## START The records

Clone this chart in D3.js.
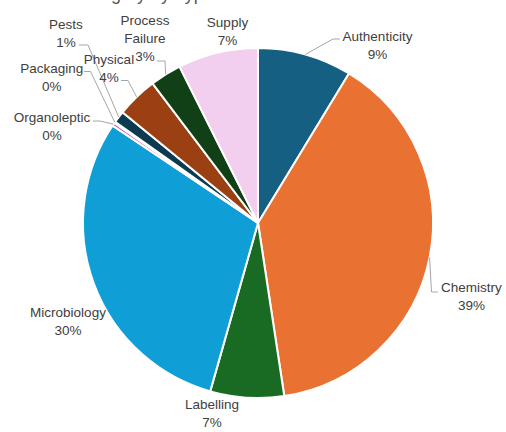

## END The records
## START The records

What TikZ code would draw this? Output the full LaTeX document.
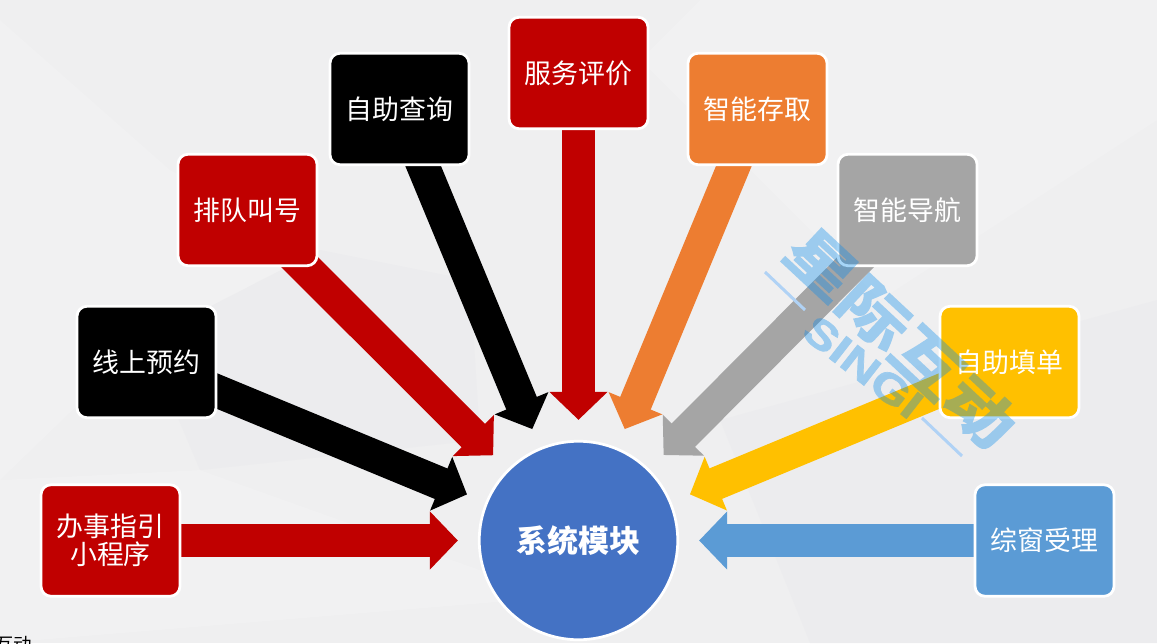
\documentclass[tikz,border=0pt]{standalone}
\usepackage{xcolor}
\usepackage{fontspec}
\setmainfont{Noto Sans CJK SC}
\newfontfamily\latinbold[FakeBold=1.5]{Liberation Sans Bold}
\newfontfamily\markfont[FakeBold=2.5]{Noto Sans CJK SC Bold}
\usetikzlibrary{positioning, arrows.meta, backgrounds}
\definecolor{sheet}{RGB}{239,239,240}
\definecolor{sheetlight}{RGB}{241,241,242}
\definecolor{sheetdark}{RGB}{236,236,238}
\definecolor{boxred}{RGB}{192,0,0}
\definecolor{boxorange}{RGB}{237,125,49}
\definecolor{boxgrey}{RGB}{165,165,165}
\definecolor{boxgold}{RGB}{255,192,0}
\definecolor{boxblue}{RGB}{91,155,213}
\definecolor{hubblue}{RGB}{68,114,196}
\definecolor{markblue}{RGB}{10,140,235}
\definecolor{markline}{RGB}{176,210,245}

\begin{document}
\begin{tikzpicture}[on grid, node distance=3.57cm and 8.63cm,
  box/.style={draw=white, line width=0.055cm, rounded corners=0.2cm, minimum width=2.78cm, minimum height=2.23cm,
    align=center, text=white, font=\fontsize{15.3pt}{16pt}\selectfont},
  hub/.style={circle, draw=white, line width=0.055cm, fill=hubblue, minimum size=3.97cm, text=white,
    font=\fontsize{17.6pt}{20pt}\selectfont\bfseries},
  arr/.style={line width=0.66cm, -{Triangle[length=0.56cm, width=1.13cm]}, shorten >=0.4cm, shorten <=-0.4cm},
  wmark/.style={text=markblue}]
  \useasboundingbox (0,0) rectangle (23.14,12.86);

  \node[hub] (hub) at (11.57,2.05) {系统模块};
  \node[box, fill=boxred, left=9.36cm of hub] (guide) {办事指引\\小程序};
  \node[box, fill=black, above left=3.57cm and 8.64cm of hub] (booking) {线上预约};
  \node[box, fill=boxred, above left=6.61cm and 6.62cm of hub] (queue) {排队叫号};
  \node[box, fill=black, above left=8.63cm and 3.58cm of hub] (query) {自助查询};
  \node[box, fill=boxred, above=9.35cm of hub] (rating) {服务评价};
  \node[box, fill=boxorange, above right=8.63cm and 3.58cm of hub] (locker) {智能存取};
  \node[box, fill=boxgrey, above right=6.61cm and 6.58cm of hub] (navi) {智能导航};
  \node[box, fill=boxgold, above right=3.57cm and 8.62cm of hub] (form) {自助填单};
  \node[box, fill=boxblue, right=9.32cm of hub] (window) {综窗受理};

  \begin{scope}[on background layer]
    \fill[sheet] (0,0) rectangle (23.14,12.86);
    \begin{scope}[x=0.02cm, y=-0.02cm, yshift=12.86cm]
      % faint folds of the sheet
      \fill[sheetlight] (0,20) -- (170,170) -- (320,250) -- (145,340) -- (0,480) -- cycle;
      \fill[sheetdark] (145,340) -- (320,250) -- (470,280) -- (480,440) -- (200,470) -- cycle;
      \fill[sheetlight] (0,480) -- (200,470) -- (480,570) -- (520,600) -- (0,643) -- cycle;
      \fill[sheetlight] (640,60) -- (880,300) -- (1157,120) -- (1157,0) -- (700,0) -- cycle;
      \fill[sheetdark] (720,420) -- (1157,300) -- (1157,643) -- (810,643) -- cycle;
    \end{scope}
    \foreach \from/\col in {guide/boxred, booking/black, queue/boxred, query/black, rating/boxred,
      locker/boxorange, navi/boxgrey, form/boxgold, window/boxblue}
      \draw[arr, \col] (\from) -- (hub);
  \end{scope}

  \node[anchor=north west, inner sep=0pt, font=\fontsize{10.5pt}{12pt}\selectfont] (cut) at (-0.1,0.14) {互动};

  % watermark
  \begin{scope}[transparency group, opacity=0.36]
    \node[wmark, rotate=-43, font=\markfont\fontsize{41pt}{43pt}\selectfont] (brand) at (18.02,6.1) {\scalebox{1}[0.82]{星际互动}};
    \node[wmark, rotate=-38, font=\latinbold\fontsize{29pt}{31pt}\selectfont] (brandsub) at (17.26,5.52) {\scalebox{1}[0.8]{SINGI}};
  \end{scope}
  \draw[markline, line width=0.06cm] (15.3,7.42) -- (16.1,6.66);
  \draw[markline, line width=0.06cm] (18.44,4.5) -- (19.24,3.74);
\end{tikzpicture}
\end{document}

## END The records

# Challenge
Report how many lines of the records above contain the word "draw", giving only the number.

# Exercise solution
6